Insertions, where the ends of a read map to nearby locations but the center of the read doesn’t map, are also detected. Since discovered insertions must be less than the read length, only short insertions are generally discovered. Only the most common insertion at a each position will be annotated and have reads correctly aligned with it.
By default, at least 2 reads must support the discovery of a junction in order for it to be used during the next pass. This threshold can be adjusted under More Options by changing the Minimum support for structural variant discovery setting. Insertion discovery can also be disabled here by unchecking Include insertions in structural variants.
Junctions used during the second mapping pass are annotated on the reference sequence under a track named after the reads. Annotations are only created for variants which are at least 3 bp in size. Each junction annotation has the following properties:
- Junction Type: This will be Insertion for short insertions and Deletion for deletions up to 1000 bp. For longer deletions or structural variants, this will be Rearrangement, with (inversion) potentially appended.
- Intervals: Junctions of type Insertion are shown as one single interval annotation covering the gapped region in the contig, or when viewed on the unaligned reference sequence, positioned between the nucleotides on either side of the insertion. Junctions of type Deletion and Rearrangement are each represented with two 1-bp annotation intervals positioned on the last nucleotide before the read jumps and continues elsewhere. For Deletions, this is a single annotation with two linked intervals. For Rearrangements, the junction site is split into two separate annotations, each with a jagged edge on one side of the interval to indicate the side which jumps elsewhere.
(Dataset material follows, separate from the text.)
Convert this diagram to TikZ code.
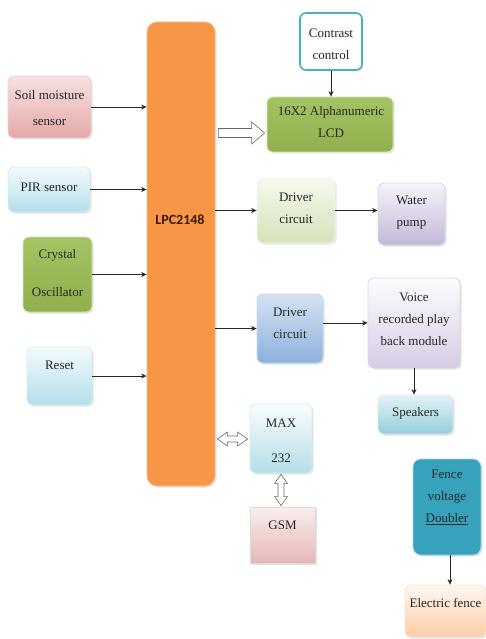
\documentclass[tikz,border=0pt]{standalone}
\usepackage{fontspec}
\setmainfont{Liberation Serif}
\newfontfamily\serifbox{Liberation Serif}
\newfontfamily\lpcfont{Carlito}
\usetikzlibrary{arrows.meta,shadows,calc}
\definecolor{lpcor}{HTML}{F79646}
\definecolor{lpcedge}{HTML}{FAC090}
\definecolor{soilT}{HTML}{F7E1E0}
\definecolor{soilB}{HTML}{E3A9A8}
\definecolor{soilE}{HTML}{F0D2D1}
\definecolor{pirT}{HTML}{F2FAFC}
\definecolor{pirB}{HTML}{B4DFEB}
\definecolor{pirE}{HTML}{D6EDF3}
\definecolor{grnT}{HTML}{A4C364}
\definecolor{grnB}{HTML}{8FB04C}
\definecolor{grnE}{HTML}{D7E4BD}
\definecolor{contE}{HTML}{4BACC6}
\definecolor{dv1T}{HTML}{F5F9ED}
\definecolor{dv1B}{HTML}{D5E3BA}
\definecolor{pumpT}{HTML}{F6F3FA}
\definecolor{pumpB}{HTML}{C4B8D8}
\definecolor{purE}{HTML}{DCD4E8}
\definecolor{dv2T}{HTML}{D5E2F2}
\definecolor{dv2B}{HTML}{8DB0DD}
\definecolor{dv2E}{HTML}{C6D9F1}
\definecolor{voiT}{HTML}{FDFCFE}
\definecolor{voiB}{HTML}{D6CCE5}
\definecolor{spkT}{HTML}{E4F3F7}
\definecolor{spkB}{HTML}{94CEDD}
\definecolor{maxT}{HTML}{FAFDFE}
\definecolor{maxB}{HTML}{B4DDE8}
\definecolor{gsmT}{HTML}{FBEEEE}
\definecolor{gsmB}{HTML}{E4B7B6}
\definecolor{fenF}{HTML}{36A2BC}
\definecolor{fenE}{HTML}{A5D5E2}
\definecolor{elT}{HTML}{FEF7F1}
\definecolor{elB}{HTML}{FBCDA6}
\definecolor{elE}{HTML}{FBE3CF}
\definecolor{lpctext}{HTML}{3A1A05}
\begin{document}
\begin{tikzpicture}[x=1pt,y=-1pt,
  box/.style={rounded corners=6pt, line width=0.8pt,
    drop shadow={opacity=0.22, shadow xshift=1.5pt, shadow yshift=-1.5pt}},
  txt/.style={align=center, font=\serifbox\fontsize{13}{22}\selectfont, text=black!85, inner sep=0pt},
  arr/.style={draw=black!85, line width=0.7pt, -{Stealth[length=5.5pt,width=5pt]}},
  hollow/.style={draw=black!60, fill=white, line width=0.6pt, line join=miter}]
\useasboundingbox (0,0) rectangle (486,639);

% boxes
\node[box, minimum width=68pt, minimum height=464pt, rounded corners=10pt, fill=lpcor, draw=lpcedge] (lpc) at (181,254) {};
\node[box, minimum width=83pt, minimum height=62pt, top color=soilT, bottom color=soilB, draw=soilE] (soil) at (49.5,107) {};
\node[box, minimum width=82pt, minimum height=45pt, top color=pirT, bottom color=pirB, draw=pirE] (pir) at (49,189.5) {};
\node[box, minimum width=69pt, minimum height=75pt, top color=grnT, bottom color=grnB, draw=grnE] (crys) at (57.5,274.5) {};
\node[box, minimum width=65pt, minimum height=58pt, top color=pirT, bottom color=pirB, draw=pirE] (reset) at (59.5,376) {};
\node[box, minimum width=62pt, minimum height=57pt, fill=white, draw=contE, line width=1.6pt] (cont) at (331,41.5) {};
\node[box, minimum width=126pt, minimum height=55pt, top color=grnT, bottom color=grnB, draw=grnE] (lcd) at (330,124.5) {};
\node[box, minimum width=78pt, minimum height=65pt, top color=dv1T, bottom color=dv1B, draw=dv1T] (dv1) at (296,210.5) {};
\node[box, minimum width=67pt, minimum height=62pt, top color=pumpT, bottom color=pumpB, draw=purE] (pump) at (411.5,214) {};
\node[box, minimum width=66pt, minimum height=69pt, top color=dv2T, bottom color=dv2B, draw=dv2E] (dv2) at (290,328.5) {};
\node[box, minimum width=92pt, minimum height=90pt, top color=voiT, bottom color=voiB, draw=purE] (voice) at (414,323) {};
\node[box, minimum width=75pt, minimum height=39pt, top color=spkT, bottom color=spkB, draw=pirE] (spk) at (415.5,414.5) {};
\node[box, minimum width=62pt, minimum height=69pt, top color=maxT, bottom color=maxB, draw=pirE] (max) at (281,438.5) {};
\node[box, rounded corners=0pt, minimum width=65pt, minimum height=56pt, top color=gsmT, bottom color=gsmB, draw=black!15] (gsm) at (282.5,535) {};
\node[box, rounded corners=8pt, minimum width=68pt, minimum height=96pt, fill=fenF, draw=fenE] (fence) at (447,507) {};
\node[box, minimum width=81pt, minimum height=52pt, top color=elT, bottom color=elB, draw=elE] (elec) at (445.5,611) {};

% texts
\node[txt, font=\serifbox\fontsize{13}{26}\selectfont] (soilt) at (49.5,108) {Soil moisture\\sensor};
\node[txt] (pirt) at (49,187) {PIR sensor};
\node[txt, font=\serifbox\fontsize{13}{38}\selectfont] (cryst) at (57.5,273.5) {Crystal\\Oscillator};
\node[txt] (resett) at (59.5,365) {Reset};
\node[txt, font=\lpcfont\bfseries\fontsize{14}{16}\selectfont, text=lpctext] (lpct) at (180,220) {LPC2148};
\node[txt] (contt) at (331,44) {Contrast\\control};
\node[txt] (lcdt) at (331,122) {16X2 Alphanumeric\\LCD};
\node[txt] (dv1t) at (296,208) {Driver\\circuit};
\node[txt] (pumpt) at (411.5,212.5) {Water\\pump};
\node[txt] (dv2t) at (290,323) {Driver\\circuit};
\node[txt] (voicet) at (414,319) {Voice\\recorded play\\back module};
\node[txt] (spkt) at (415.5,413) {Speakers};
\node[txt, font=\serifbox\fontsize{13}{35}\selectfont] (maxt) at (281,440.5) {MAX\\232};
\node[txt] (gsmt) at (282.5,525) {GSM};
\node[txt] (fencet) at (447,497.5) {Fence\\voltage\\\underline{Doubler}};
\node[txt] (elect) at (445.5,603) {Electric fence};

% arrows into LPC
\draw[arr] (soil.east) -- (soil.east -| lpc.west);
\draw[arr] (pir.east) -- (pir.east -| lpc.west);
\draw[arr] (crys.east) -- (crys.east -| lpc.west);
\draw[arr] (reset.east) -- (reset.east -| lpc.west);
% outputs
\draw[arr] (lpc.east |- dv1.west) -- (dv1.west);
\draw[arr] (dv1.east) -- (dv1.east -| pump.west);
\draw[arr] (lpc.east |- dv2.west) -- (dv2.west);
\draw[arr] (dv2.east |- voice.west) -- (voice.west);
\draw[arr] (voice.south) -- (voice.south |- spk.north);
\draw[arr] (cont.south) -- (cont.south |- lcd.north);
\draw[arr] ($(fence.south)+(3,0)$) -- ($(fence.south |- elec.north)+(3,0)$);

% hollow block arrows
\coordinate (h1s) at ($(lpc.east |- 0,133)+(3,0)$);
\coordinate (h1e) at ($(lcd.west |- 0,133)+(-2,0)$);
\draw[hollow] ($(h1s)+(0,-4.5)$) -- ($(h1e)+(-13,-4.5)$) -- ($(h1e)+(-13,-11)$) -- (h1e)
  -- ($(h1e)+(-13,11)$) -- ($(h1e)+(-13,4.5)$) -- ($(h1s)+(0,4.5)$) -- cycle;

\coordinate (h2s) at ($(lpc.east |- 0,439)+(2,0)$);
\coordinate (h2e) at ($(max.west |- 0,439)+(-2,0)$);
\draw[hollow] (h2s) -- ($(h2s)+(10,-7)$) -- ($(h2s)+(10,-3)$) -- ($(h2e)+(-10,-3)$)
  -- ($(h2e)+(-10,-7)$) -- (h2e) -- ($(h2e)+(-10,7)$) -- ($(h2e)+(-10,3)$)
  -- ($(h2s)+(10,3)$) -- ($(h2s)+(10,7)$) -- cycle;

\coordinate (v1s) at ($(max.south)+(0,1)$);
\coordinate (v1e) at ($(max.south |- gsm.north)+(0,-1)$);
\draw[hollow] (v1s) -- ($(v1s)+(-6.5,9)$) -- ($(v1s)+(-3,9)$) -- ($(v1e)+(-3,-9)$)
  -- ($(v1e)+(-6.5,-9)$) -- (v1e) -- ($(v1e)+(6.5,-9)$) -- ($(v1e)+(3,-9)$)
  -- ($(v1s)+(3,9)$) -- ($(v1s)+(6.5,9)$) -- cycle;
\end{tikzpicture}
\end{document}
- Deletion Size: This is present when Junction Type is Deletion.
- Rearrangement Distance: This is present when Junction Type is Rearrangement to indicate the distance between the two junction sites.
- Insertion Size: This is present when Junction Type is Insertion to indicate the number of nucleotides in the insertion.
- Insertion: This is present when Junction Type is Insertion to indicate the nucleotides inserted.
- Reads supporting discovery: Indicates the number of reads that supported discovery of this junction during the first pass. This may be lower than the advanced minimum support setting in cases where other reads supported discovery of a slightly offset version of this junction, which allows this junction to be retained on the next pass.
- Reads using: Indicates the number of reads that used this junction as part of their mapping during the second pass.
- Junction Source & Junction Destination: Clickable links to the junction positions in the reference sequence. When the destination is a different reference sequence, this is prefixed with the sequence name followed by a colon.
- Color: Annotations are colored from blue to green based on increasing values of Reads supporting discovery. At 5 and above the color is fully green.
Reads spanning junctions may be represented in one of three possible ways:
- For insertions, the insertion is represented as a gap in the reference sequence.
- For deletions under 1,000 bp, the deletion is represented as a gap in the read. This gap contributes towards calling a gap in the consensus sequence.
- For longer deletions or for structural variants, two copies of the read appear in the contig where the fragment of the read extending past the junction is marked as trimmed. Trimmed regions do not contribute to consensus sequence calling. These trim regions will only be visible when in editing mode. When not in editing mode, the trimmed regions will appear as 3 gaps fading to light grey. Clicking on these fading gaps will jump to the read at the other end of the junction. Faded gaps depend on the presence of the junction track created at the time of mapping. If these annotations are deleted, the faded gaps will appear as trimmed regions instead.